- PROBLEM DETAILS -
Each line that contains the string "this" counts once; report how many such lines appear in the data, as a number only.

[Rows from a dataset of charts and code]

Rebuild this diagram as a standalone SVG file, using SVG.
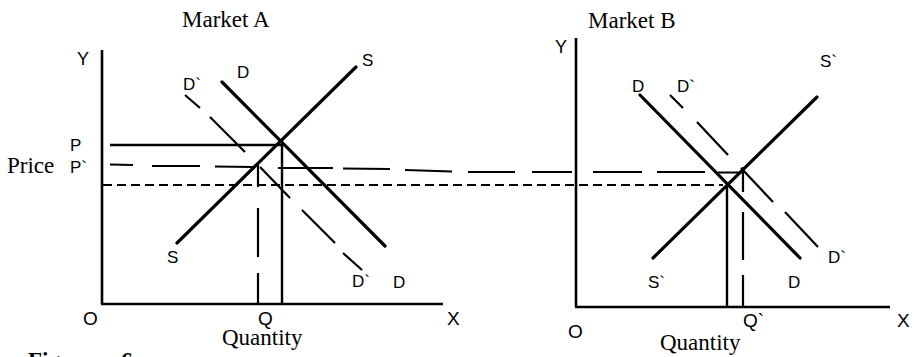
<svg xmlns="http://www.w3.org/2000/svg" width="918" height="357" viewBox="0 0 918 357">
<style>
.bg{fill:#fff}
.axis{stroke:#000;stroke-width:2.6;fill:none}
.curve{stroke:#000;stroke-width:3.2;fill:none;stroke-linecap:round}
.guide{stroke:#000;stroke-width:2.4;fill:none}
.dash{stroke:#000;stroke-width:2.2;fill:none}
.fine{stroke:#000;stroke-width:2;fill:none;stroke-dasharray:9 5}
.ser{font-family:"Liberation Serif","Times New Roman",serif;font-size:23px;fill:#000}
.lbl{font-family:"Liberation Sans",Arial,sans-serif;font-size:17px;fill:#000}
.ax{font-family:"Liberation Sans",Arial,sans-serif;font-size:19px;fill:#000}
.fig{font-family:"Liberation Serif","Times New Roman",serif;font-size:23px;font-weight:bold;fill:#000}
</style>
<rect class="bg" x="0" y="0" width="918" height="357"/>

<g id="market-a">
  <text class="ser" x="182" y="27">Market A</text>
  <path class="axis" d="M102,50 V304 M101,304 H443"/>
  <text class="lbl" x="77" y="65" style="font-size:18px">Y</text>
  <text class="ax" x="83" y="325">O</text>
  <text class="ax" x="258" y="325">Q</text>
  <text class="ax" x="447" y="325">X</text>
  <text class="ser" x="222" y="345">Quantity</text>
  <text class="ser" x="7" y="173">Price</text>
  <text class="lbl" x="70" y="151">P</text>
  <text class="lbl" x="70" y="173">P`</text>
  <line class="curve" x1="177" y1="243" x2="356" y2="67"/>
  <line class="curve" x1="222" y1="82" x2="385" y2="246"/>
  <path class="dash" d="M185,95 L200,108 M210,117 L245,152 M260,167 L290,198 M302,210 L335,243 M343,253 L362,270"/>
  <path class="guide" d="M110,145 H282 M282,143 V304"/>
  <path class="dash" d="M258,165 V187 M258,208 V257 M258,273 V304"/>
  <text class="lbl" x="362" y="66">S</text>
  <text class="lbl" x="237" y="78">D</text>
  <text class="lbl" x="183" y="90">D`</text>
  <text class="lbl" x="167" y="263">S</text>
  <text class="lbl" x="352" y="287">D`</text>
  <text class="lbl" x="393" y="288">D</text>
</g>

<g id="market-b">
  <text class="ser" x="588" y="28">Market B</text>
  <path class="axis" d="M576,38 V307 M575,307 H890"/>
  <text class="lbl" x="555" y="53" style="font-size:18px">Y</text>
  <text class="ax" x="568" y="338">O</text>
  <text class="ax" x="743" y="327">Q`</text>
  <text class="ax" x="897" y="327">X</text>
  <text class="ser" x="660" y="350">Quantity</text>
  <line class="curve" x1="640" y1="95" x2="800" y2="258"/>
  <line class="curve" x1="653" y1="258" x2="817" y2="97"/>
  <path class="dash" d="M670,95 L683,108 M697,122 L728,155 M741,168 L773,202 M785,212 L818,247"/>
  <path class="guide" d="M727,185 V307"/>
  <path class="dash" d="M743,167 V192 M743,212 V260 M743,275 V307"/>
  <text class="lbl" x="632" y="92">D</text>
  <text class="lbl" x="677" y="92">D`</text>
  <text class="lbl" x="820" y="67">S`</text>
  <text class="lbl" x="648" y="288">S`</text>
  <text class="lbl" x="788" y="288">D</text>
  <text class="lbl" x="828" y="263">D`</text>
</g>

<g id="connectors">
  <path class="dash" d="M110,164.5 L133,165 M152,166 L200,166 M215,166.5 L253,167 M278,168 L333,168 M343,168.5 L390,169 M405,170 L452,171.5 M468,172 L515,172 M532,172 L572,172 M593,172 L642,172 M657,172 L705,172 M718,172.5 L743,172.5"/>
  <line class="fine" x1="103" y1="185" x2="723" y2="185"/>
</g>

<text class="fig" x="28" y="368">Figure<tspan x="121">6</tspan></text>
</svg>
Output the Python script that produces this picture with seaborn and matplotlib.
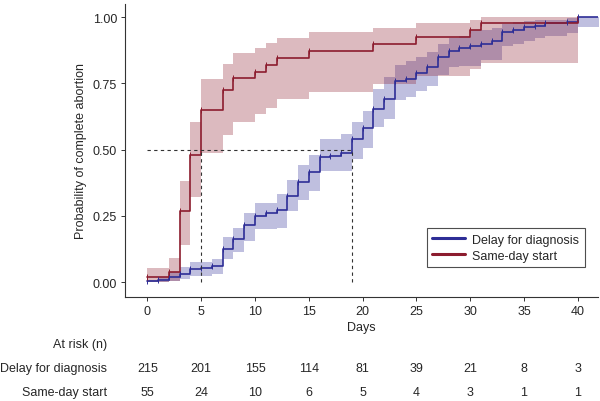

- REPLY TO THE TASK -
2